Following an unexpected surge, who knows why, sometimes I have a call to remember my old Hungarian friend Imre Loefler a Hungarian aristocrat. We usually met in Nairobi Hospital once a week, where he was a senior surgeon, to enjoy a tee and endless discussions. I am still fascinated with his wisdom and storytelling skill and please note he that he was the only one having two Hungarian thoroughbred “vizsla” here in Kenya, a breed of the loveliest pastoral dogs, smaller but a lovely shape, loyal and with contour like our Africa ridgeback breed. I enjoyed all his stories peppered with frequent airplane crashes of his light plane and added evenings in Nairobi Aero Club after the hospital, established by him also, as one of Kenya Wildlife Service pioneers.

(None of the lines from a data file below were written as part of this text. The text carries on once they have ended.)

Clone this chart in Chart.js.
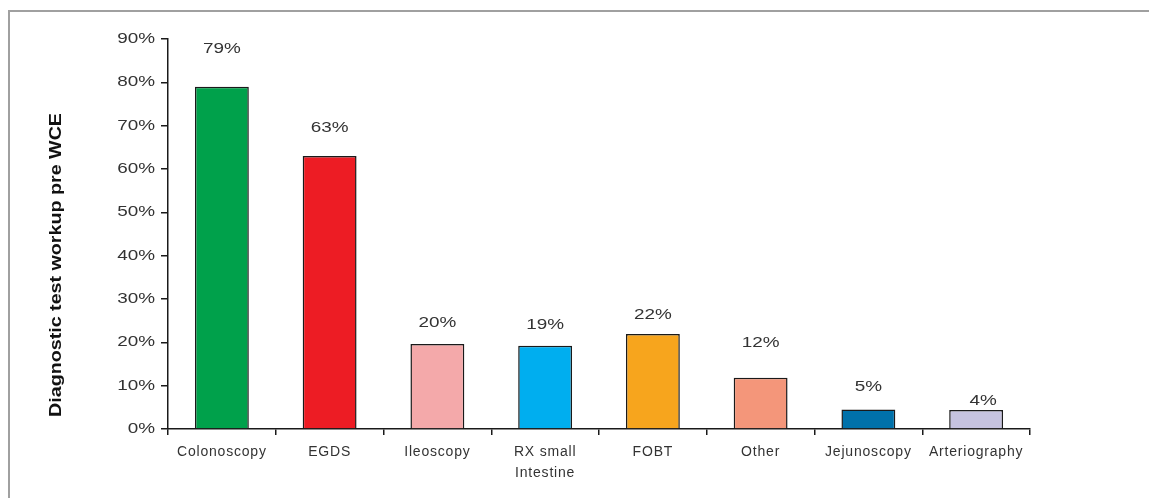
<!DOCTYPE html>
<html>
<head>
<meta charset="utf-8">
<script src="https://cdn.jsdelivr.net/npm/chart.js@4/dist/chart.umd.min.js"></script>
<style>
  html, body { margin: 0; padding: 0; background: #fff; overflow: hidden; }
  #frame { position: absolute; left: 8px; top: 10px; width: 1300px; height: 700px;
           border-top: 2px solid #a0a0a0; border-left: 2px solid #a0a0a0; }
  #wrap { position: absolute; left: 0; top: 0; width: 1149px; height: 498px; }
</style>
</head>
<body>
<div id="frame"></div>
<div id="wrap"><canvas id="c" width="1149" height="498"></canvas></div>
<script>
// ---- data ----
const categories = ["Colonoscopy", "EGDS", "Ileoscopy", ["RX small", "Intestine"], "FOBT", "Other", "Jejunoscopy", "Arteriography"];
const values = [79, 63, 19.6, 19.2, 21.9, 11.8, 4.5, 4.4];
const valueLabels = ["79%", "63%", "20%", "19%", "22%", "12%", "5%", "4%"];
const barColors = ["#00A14B", "#ED1C24", "#F4A9AA", "#00AEEF", "#F7A51D", "#F4967A", "#0071AA", "#C6C3E0"];
const yTicks = [0, 10, 20, 30, 40, 50, 60, 70, 80, 90];
const axisTitle = "Diagnostic test workup pre WCE";
// label placement (style): gap above bar top in px, and horizontal shift
const labelGap = [38, 28, 21, 21, 19, 35, 22, 9];
const labelShift = [0, 0, 0, 0, 0, 0, 0, 7];

const FONT = "'Liberation Sans', Arial, sans-serif";
const STRETCH = 1.35;   // reference text is horizontally widened

function patchX(scale, spacing) {
  if (!scale || scale._patched) return;
  const orig = scale.drawLabels.bind(scale);
  scale.drawLabels = function (area) {
    const ctx = this.ctx;
    ctx.save();
    ctx.letterSpacing = spacing + "px";
    orig(area);
    ctx.restore();
  };
  scale._patched = true;
}
function patchY(scale, sx) {
  if (!scale || scale._patched) return;
  const orig = scale.drawLabels.bind(scale);
  scale.drawLabels = function (area) {
    const ctx = this.ctx;
    const anchor = this.right - this.options.grid.tickLength - this.options.ticks.padding;
    ctx.save();
    ctx.translate(anchor, 0);
    ctx.scale(sx, 1);
    ctx.translate(-anchor, 0);
    orig(area);
    ctx.restore();
  };
  scale._patched = true;
}

const stretchPlugin = {
  id: 'stretch',
  beforeDraw(chart) {
    patchX(chart.scales.x, 0.8);
    patchY(chart.scales.y, STRETCH);
  }
};

const labelPlugin = {
  id: 'valueLabels',
  afterDatasetsDraw(chart) {
    const ctx = chart.ctx;
    const meta = chart.getDatasetMeta(0);
    meta.data.forEach((bar, i) => {
      ctx.save();
      ctx.translate(bar.x + labelShift[i], bar.y - labelGap[i]);
      ctx.scale(STRETCH, 1);
      ctx.font = "14px " + FONT;
      ctx.fillStyle = "#333";
      ctx.textAlign = "center";
      ctx.textBaseline = "middle";
      ctx.fillText(valueLabels[i], 0, 0);
      ctx.restore();
    });
  }
};

const titlePlugin = {
  id: 'yTitle',
  afterDraw(chart) {
    const ctx = chart.ctx;
    const area = chart.chartArea;
    ctx.save();
    ctx.translate(57, (area.top + area.bottom) / 2 + 31);
    ctx.rotate(-Math.PI / 2);
    ctx.scale(1.23, 1);
    ctx.font = "bold 16px " + FONT;
    ctx.fillStyle = "#111";
    ctx.textAlign = "center";
    ctx.textBaseline = "middle";
    ctx.fillText(axisTitle, 0, 0);
    ctx.restore();
  }
};

new Chart(document.getElementById('c'), {
  type: 'bar',
  data: {
    labels: categories,
    datasets: [{
      data: values,
      backgroundColor: barColors,
      borderColor: "#1a1a1a",
      borderWidth: 1.5,
      borderSkipped: 'bottom',
      barPercentage: 0.5,
      categoryPercentage: 1.0
    }]
  },
  options: {
    responsive: false,
    animation: false,
    devicePixelRatio: 1,
    layout: { padding: { left: 0, right: 119, top: 39, bottom: 0 } },
    plugins: { legend: { display: false }, tooltip: { enabled: false } },
    scales: {
      x: {
        grid: { offset: true, drawOnChartArea: false, drawTicks: true, tickLength: 6, color: "#1a1a1a", lineWidth: 1.5 },
        border: { display: true, color: "#1a1a1a", width: 1.5 },
        ticks: { color: "#333", font: { family: FONT, size: 14, lineHeight: 1.5 }, padding: 7, maxRotation: 0, autoSkip: false },
        afterFit(scale) { scale.height = 69; }
      },
      y: {
        min: 0, max: 90,
        afterBuildTicks(scale) { scale.ticks = yTicks.map(v => ({ value: v })); },
        grid: { drawOnChartArea: false, drawTicks: true, tickLength: 7, color: "#1a1a1a", lineWidth: 1.5 },
        border: { display: true, color: "#1a1a1a", width: 1.5 },
        ticks: { color: "#333", font: { family: FONT, size: 14 }, padding: 6, callback: v => v + "%" },
        afterFit(scale) { scale.width = 168; }
      }
    }
  },
  plugins: [stretchPlugin, labelPlugin, titlePlugin]
});
</script>
</body>
</html>
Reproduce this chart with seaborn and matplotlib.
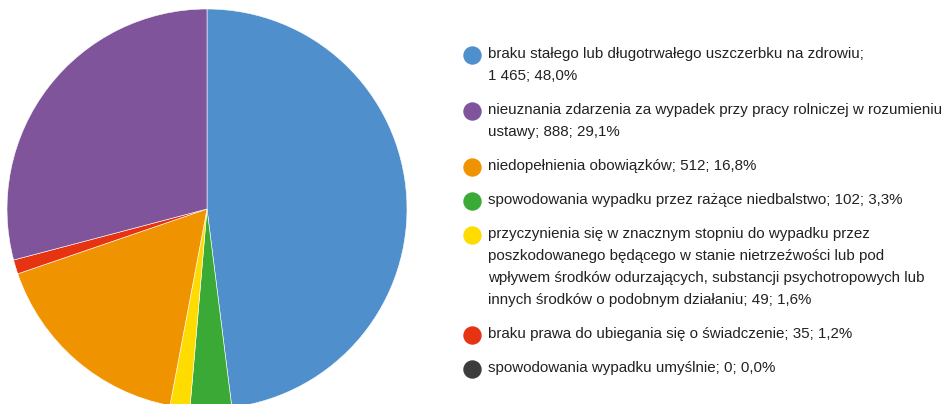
import matplotlib
matplotlib.use("Agg")
import matplotlib.pyplot as plt
import seaborn as sns

# pie slices, clockwise from 12 o'clock
pie_names = ["brak uszczerbku", "rażące niedbalstwo", "nietrzeźwość",
             "niedopełnienie obowiązków", "brak prawa", "nieuznanie zdarzenia"]
pie_counts = [1465, 102, 49, 512, 35, 888]
pie_colors = ["#4F8FCC", "#3BA935", "#FFDC00", "#F09300", "#E63312", "#7F549B"]

# legend entries (text already wrapped as in the source)
legend_labels = [
    "braku stałego lub długotrwałego uszczerbku na zdrowiu;\n1 465; 48,0%",
    "nieuznania zdarzenia za wypadek przy pracy rolniczej w rozumieniu\nustawy; 888; 29,1%",
    "niedopełnienia obowiązków; 512; 16,8%",
    "spowodowania wypadku przez rażące niedbalstwo; 102; 3,3%",
    "przyczynienia się w znacznym stopniu do wypadku przez\n"
    "poszkodowanego będącego w stanie nietrzeźwości lub pod\n"
    "wpływem środków odurzających, substancji psychotropowych lub\n"
    "innych środków o podobnym działaniu; 49; 1,6%",
    "braku prawa do ubiegania się o świadczenie; 35; 1,2%",
    "spowodowania wypadku umyślnie; 0; 0,0%",
]
legend_colors = ["#4F8FCC", "#7F549B", "#F09300", "#3BA935", "#FFDC00", "#E63312", "#3C3C3C"]

sns.set_theme(style="white")
plt.rcParams['font.family'] = ['Liberation Sans', 'DejaVu Sans']

W, H = 953, 404
fig = plt.figure(figsize=(W / 100, H / 100), dpi=100)

# pie: centre ~ (207, 209) px, radius ~200 px
ax = fig.add_axes([7 / W, (H - 209 - 200) / H, 400 / W, 400 / H])
ax.pie(pie_counts, colors=pie_colors, startangle=90, counterclock=False,
       wedgeprops=dict(edgecolor="white", linewidth=0.4))
ax.set_xlim(-1, 1)
ax.set_ylim(-1, 1)
ax.set_aspect("equal")
ax.axis("off")

# legend drawn in pixel coordinates
lax = fig.add_axes([0, 0, 1, 1])
lax.set_xlim(0, W)
lax.set_ylim(H, 0)
lax.axis("off")

line_h = 22
y = 55
for label, color in zip(legend_labels, legend_colors):
    lax.scatter([472], [y], s=150, color=color, zorder=3)
    lax.text(488, y - 8, label, fontsize=10.9, color="#222222", va="top", ha="left",
             linespacing=1.72)
    y += label.count("\n") * line_h + 34

fig.savefig("out.png", dpi=100)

Those were some of the best times of my 30 years Kenyan life. Fighting the ever-present universal forgetfulness understanding life of our best Hungarians, I would like to recall with a short tribute of his life to the readers. So, what he was according to the official sources – forgive me the official language of my sources, which may sound clumsy but factually true, and I was lazy enough to do more than necessary editing to pretend that it is my brainchild:
He finished philosophy in Heidelberg, then emigrated to Britain before the second world war, where he established his career. Imre Loefler was a Hungarian‑born surgeon who became a legendary flying doctor, pilot and conservationist in East Africa; he spent decades operating, teaching and patrolling the bush from the air, and helped shape surgical training and aviation culture in the region. Born in 1929 in Budapest, Löffler survived wartime upheaval and trained in medicine in Europe and the United States. His restless curiosity and taste for adventure drew him to Africa, where he found a life that mixed surgery, teaching, flying and wildlife—roles that would define him for the next half century.
Loefler learned to fly while building academic surgical departments in southern Africa. He became an avid private aviator who used light aircraft not for sport alone but as a tool of medicine: every week he would fly to remote hospitals to operate, teach and mentor local clinicians, turning the airplane into a mobile operating theatre and classroom. His flying was practical and purposeful—bringing surgical skills to places otherwise unreachable by road. He served as chairman of the Aero Club of East Africa and conceived flying competitions and rallies that kept the pilot community connected and skilled—events that linked Nairobi to other regional hubs and celebrated the pioneering spirit of East African aviation. As an honorary game warden and conservation advocate, he used aerial observation to support wildlife management and to write persuasively about ecology and stewardship. His public essays wove together medicine, natural history and moral urgency, making him a distinctive public intellectual in Kenya.
A prolific writer columnist, Loefler published widely on surgery, philosophy and conservation. He helped found and edit medical journals, trained generations of surgeons, and left a practical legacy in textbooks and institutions that continue to serve low‑resource hospitals.
So is the official source. What can I ad?